Raue war aber noch auf andere Zahlen und Figuren der „größten Ausstellung“ in der Geschichte der Nationalgalerie aus: 200.000 Kataloge wurden verkauft. Vor den Werken Monets, Vincent van Goghs, Pablo Picassos oder Jackson Pollocks versammelten sich durchschnittlich 6.500 Besucher pro Tag. Die längste Wartezeit habe für einen MoMA-Wahnsinnigen 12 Stunden betragen. Über 10 Stunden hielt es im gleichen Monat ein Kunstfan in dem Museum aus. „Die schlechteste Luft“, wegen ständiger Überfüllung herrschte aber in den Räumen des MoMA-Shops, der allein 580.000 Postkarten und andere Kunstverkaufsschlager umsetzte. 3.600 Artikel seien in den Medien erschienen – „danach reduzierte sich unser Werbeetat“, so Raue.

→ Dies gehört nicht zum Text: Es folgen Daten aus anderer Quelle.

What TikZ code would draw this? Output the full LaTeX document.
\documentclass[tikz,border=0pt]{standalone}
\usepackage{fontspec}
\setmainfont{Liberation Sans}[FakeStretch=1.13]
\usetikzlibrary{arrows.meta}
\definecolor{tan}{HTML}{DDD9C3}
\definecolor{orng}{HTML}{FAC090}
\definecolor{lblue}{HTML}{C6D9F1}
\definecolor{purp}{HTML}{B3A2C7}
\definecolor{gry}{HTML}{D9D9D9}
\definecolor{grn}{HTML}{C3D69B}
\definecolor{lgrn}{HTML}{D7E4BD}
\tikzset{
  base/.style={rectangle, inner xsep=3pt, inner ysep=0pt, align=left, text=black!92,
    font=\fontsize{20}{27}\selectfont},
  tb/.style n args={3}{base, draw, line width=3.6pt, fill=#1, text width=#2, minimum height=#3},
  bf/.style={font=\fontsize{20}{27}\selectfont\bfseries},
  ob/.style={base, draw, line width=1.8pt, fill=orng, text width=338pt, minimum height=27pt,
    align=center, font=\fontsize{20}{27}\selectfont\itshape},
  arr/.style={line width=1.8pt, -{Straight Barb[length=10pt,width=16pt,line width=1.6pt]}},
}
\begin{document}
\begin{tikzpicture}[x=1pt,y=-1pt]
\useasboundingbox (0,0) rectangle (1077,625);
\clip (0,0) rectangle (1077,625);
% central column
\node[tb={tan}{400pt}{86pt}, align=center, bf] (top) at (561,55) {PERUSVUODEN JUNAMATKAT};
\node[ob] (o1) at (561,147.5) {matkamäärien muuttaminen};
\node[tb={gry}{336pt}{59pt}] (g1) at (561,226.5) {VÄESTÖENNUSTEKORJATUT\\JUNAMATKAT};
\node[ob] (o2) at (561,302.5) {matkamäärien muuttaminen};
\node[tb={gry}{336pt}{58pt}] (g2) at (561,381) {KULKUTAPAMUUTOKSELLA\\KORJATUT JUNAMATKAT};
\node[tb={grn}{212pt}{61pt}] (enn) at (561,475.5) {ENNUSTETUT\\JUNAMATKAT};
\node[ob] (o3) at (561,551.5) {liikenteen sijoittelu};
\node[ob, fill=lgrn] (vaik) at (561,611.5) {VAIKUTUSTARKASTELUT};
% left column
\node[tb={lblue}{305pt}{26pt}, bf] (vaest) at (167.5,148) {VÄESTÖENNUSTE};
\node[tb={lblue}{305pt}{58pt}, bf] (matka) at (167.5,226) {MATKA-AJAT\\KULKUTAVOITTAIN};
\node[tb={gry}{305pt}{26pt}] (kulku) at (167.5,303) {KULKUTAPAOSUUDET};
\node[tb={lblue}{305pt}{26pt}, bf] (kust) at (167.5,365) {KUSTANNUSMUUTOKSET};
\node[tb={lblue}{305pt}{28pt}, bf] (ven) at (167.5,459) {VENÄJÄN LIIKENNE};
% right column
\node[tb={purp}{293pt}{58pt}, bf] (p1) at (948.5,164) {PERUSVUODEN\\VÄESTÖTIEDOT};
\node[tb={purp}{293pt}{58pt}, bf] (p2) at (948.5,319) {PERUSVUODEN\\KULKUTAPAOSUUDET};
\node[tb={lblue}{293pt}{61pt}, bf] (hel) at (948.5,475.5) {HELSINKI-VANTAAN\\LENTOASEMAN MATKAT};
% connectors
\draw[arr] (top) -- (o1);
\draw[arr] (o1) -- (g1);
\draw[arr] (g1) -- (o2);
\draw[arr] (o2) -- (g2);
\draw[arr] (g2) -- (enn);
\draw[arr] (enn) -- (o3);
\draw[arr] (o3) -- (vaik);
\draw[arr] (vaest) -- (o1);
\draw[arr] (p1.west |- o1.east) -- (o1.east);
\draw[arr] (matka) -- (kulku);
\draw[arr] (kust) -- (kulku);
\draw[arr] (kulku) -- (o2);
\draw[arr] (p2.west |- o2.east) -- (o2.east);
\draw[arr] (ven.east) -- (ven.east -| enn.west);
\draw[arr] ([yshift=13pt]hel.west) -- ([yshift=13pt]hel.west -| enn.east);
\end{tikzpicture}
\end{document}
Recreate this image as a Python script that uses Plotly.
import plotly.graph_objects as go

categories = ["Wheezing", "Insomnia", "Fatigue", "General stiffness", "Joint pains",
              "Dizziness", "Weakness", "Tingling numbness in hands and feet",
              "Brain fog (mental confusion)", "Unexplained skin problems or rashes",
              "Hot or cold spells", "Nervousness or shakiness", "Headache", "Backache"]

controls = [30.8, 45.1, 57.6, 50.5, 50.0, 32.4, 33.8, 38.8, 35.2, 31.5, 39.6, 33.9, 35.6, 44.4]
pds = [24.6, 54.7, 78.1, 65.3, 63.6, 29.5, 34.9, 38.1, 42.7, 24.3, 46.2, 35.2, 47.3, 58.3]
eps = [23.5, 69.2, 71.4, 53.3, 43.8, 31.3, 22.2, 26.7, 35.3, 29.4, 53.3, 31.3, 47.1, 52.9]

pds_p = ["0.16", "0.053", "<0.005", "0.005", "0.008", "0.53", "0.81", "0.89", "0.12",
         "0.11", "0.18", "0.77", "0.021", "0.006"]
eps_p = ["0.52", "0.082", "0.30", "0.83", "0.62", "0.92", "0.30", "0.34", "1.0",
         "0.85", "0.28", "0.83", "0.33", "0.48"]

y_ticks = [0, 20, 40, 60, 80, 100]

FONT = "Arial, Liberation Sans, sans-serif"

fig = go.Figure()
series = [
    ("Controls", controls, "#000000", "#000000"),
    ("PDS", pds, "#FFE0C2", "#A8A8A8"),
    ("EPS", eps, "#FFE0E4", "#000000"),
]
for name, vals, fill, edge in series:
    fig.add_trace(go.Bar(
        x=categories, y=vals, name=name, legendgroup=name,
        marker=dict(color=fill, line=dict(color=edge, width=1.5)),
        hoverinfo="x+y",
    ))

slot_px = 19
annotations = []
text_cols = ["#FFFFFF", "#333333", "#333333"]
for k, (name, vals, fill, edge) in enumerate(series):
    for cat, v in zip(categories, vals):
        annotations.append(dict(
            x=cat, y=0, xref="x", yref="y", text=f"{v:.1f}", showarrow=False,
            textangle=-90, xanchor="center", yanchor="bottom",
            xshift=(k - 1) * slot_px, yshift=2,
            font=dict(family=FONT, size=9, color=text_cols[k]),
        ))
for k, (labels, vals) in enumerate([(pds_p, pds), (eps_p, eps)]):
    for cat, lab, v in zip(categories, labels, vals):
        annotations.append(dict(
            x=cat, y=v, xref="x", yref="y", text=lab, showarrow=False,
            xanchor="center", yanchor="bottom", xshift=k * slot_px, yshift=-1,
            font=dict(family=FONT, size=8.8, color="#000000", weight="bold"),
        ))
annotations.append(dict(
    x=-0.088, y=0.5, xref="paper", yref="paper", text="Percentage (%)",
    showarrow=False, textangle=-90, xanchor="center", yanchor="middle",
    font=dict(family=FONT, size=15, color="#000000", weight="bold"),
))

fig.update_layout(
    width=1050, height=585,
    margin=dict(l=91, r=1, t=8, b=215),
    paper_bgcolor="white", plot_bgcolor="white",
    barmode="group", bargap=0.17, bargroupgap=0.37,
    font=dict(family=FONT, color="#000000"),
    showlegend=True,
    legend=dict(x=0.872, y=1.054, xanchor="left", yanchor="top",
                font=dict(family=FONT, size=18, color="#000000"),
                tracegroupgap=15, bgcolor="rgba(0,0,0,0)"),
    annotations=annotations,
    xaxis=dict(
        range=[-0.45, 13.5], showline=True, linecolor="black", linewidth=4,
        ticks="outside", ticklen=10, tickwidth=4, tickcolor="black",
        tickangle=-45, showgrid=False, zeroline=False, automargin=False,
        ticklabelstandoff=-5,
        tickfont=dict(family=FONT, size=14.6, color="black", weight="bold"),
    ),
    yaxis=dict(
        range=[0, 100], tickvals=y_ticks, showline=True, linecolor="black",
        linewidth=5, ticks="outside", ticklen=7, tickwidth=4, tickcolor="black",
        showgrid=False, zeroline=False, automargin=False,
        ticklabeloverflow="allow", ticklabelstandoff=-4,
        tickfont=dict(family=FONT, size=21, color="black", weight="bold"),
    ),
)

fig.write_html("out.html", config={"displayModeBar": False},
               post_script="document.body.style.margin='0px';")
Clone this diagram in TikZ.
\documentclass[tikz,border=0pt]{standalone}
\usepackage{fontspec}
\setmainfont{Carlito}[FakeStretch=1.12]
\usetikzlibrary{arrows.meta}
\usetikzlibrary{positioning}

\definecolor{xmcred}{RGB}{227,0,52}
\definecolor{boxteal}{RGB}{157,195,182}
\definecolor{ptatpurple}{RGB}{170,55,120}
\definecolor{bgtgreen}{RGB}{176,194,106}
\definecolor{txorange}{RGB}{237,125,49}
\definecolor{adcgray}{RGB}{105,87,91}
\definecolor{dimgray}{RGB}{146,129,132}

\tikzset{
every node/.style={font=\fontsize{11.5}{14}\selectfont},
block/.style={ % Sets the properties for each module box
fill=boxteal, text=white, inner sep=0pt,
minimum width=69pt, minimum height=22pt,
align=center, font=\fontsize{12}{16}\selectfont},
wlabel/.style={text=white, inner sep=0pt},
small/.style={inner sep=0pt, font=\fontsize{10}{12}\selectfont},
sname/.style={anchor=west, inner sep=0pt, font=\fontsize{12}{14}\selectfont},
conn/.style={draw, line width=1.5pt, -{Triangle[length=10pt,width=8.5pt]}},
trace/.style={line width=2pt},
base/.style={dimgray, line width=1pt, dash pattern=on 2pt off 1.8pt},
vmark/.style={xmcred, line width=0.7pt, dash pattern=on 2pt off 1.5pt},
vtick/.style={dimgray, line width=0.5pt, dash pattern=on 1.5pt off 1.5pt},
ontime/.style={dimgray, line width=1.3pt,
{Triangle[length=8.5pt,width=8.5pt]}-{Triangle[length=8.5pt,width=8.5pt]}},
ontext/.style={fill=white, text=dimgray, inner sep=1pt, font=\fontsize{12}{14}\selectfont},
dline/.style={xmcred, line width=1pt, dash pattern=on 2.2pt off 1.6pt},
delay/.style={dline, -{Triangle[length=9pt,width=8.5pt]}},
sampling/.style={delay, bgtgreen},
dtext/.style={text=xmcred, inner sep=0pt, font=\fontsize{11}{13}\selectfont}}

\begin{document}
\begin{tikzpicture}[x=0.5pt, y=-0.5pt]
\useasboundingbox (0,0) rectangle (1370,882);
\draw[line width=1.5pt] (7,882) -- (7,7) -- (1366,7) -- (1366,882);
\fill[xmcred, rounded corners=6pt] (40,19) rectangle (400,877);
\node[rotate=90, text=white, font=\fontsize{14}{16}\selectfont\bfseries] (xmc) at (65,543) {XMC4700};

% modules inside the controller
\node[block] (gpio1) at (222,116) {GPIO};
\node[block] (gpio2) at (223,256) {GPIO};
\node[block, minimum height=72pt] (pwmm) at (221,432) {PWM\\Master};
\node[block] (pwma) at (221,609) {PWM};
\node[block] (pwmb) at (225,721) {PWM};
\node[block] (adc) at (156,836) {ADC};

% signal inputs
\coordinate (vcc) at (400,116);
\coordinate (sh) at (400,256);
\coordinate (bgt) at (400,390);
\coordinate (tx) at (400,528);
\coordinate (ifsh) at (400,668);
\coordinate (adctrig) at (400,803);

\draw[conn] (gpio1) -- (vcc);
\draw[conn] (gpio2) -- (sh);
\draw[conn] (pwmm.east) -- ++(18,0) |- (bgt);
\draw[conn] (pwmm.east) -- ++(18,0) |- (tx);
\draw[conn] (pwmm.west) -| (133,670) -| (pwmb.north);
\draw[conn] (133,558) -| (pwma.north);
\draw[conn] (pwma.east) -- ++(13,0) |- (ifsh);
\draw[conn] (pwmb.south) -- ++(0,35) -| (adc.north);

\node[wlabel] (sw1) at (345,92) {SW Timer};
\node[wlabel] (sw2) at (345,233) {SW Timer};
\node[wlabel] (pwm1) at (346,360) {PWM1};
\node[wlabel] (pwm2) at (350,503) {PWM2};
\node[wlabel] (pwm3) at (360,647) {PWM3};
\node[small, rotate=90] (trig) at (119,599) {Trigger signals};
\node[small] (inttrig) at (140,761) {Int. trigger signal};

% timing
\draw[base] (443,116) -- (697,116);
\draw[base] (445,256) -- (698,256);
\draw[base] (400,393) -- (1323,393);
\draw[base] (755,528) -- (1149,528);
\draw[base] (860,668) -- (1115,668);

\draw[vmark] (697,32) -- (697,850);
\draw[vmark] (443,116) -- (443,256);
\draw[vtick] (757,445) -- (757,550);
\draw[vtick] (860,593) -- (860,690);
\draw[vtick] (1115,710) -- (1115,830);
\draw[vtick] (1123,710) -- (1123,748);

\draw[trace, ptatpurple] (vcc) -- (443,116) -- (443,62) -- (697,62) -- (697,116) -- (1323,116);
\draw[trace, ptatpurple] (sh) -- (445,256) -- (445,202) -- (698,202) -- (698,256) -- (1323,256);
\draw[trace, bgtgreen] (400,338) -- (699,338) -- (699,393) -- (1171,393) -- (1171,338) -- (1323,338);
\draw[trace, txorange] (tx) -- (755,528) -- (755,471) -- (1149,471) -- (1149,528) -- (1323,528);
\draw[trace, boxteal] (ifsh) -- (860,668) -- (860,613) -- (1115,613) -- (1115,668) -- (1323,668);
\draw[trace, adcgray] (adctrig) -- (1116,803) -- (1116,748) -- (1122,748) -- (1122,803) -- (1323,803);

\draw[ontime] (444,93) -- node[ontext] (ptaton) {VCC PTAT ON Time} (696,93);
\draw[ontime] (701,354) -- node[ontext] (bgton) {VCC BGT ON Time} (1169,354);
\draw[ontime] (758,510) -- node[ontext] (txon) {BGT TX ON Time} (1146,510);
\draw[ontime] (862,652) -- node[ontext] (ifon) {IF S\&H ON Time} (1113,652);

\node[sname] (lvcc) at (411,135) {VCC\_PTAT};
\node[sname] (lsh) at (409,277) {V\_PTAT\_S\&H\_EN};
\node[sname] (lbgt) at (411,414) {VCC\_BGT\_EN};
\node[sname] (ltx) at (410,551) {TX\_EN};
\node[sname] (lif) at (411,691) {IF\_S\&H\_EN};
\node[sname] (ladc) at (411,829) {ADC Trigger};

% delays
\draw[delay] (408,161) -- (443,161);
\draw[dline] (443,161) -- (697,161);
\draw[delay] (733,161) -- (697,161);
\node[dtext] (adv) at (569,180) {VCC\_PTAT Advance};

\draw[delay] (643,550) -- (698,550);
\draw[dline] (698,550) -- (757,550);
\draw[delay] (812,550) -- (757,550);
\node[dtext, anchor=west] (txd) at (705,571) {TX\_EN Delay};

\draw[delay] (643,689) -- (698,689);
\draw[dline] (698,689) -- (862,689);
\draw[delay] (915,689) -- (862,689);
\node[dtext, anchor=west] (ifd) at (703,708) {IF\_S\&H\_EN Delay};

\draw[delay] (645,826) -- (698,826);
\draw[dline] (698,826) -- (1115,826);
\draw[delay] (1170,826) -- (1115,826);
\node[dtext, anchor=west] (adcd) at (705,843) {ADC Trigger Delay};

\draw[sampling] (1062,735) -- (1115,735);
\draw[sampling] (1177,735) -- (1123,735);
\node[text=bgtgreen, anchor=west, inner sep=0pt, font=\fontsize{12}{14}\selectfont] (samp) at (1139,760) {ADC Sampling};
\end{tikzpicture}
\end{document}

Und schließlich seien 85 Prozent der Besucher mit der Ausstellung zufrieden gewesen. Chapeau, Mr. Raue.
Auch MoMA-Direktor Glenn Lowry zeigte sich „überwältigt“ vom Erfolg. Raue hatte Lowry am Sonntagabend aus New York einfliegen lassen und ihm die lange Schlange vor Ort gezeigt. Gleichzeitig wies der New Yorker Vorwürfe zurück, die Bilderauswahl sei eine „amerikanische Unfehlbarkeitserklärung“ gewesen. Die Präsentation sei kein „Kanon“ der Moderne, sondern ein Überblick der MoMA-Sammlung als wichtigste Kunstkollektion des 20. Jahrhunderts.
Der 6-Millionen-Überschuss wird jetzt in neue Kunstprojekte des Vereins fließen, sagte Peter-Klaus Schuster. Und auch er hatte Teil am Superlativ: Entgegen anders lautenden Meldungen habe auch die Gemäldegalerie von MoMA profitiert. 10.000 seien dort pro Woche reingegangen – am 28. August waren 11.800 im MoMA. Tagesrekord.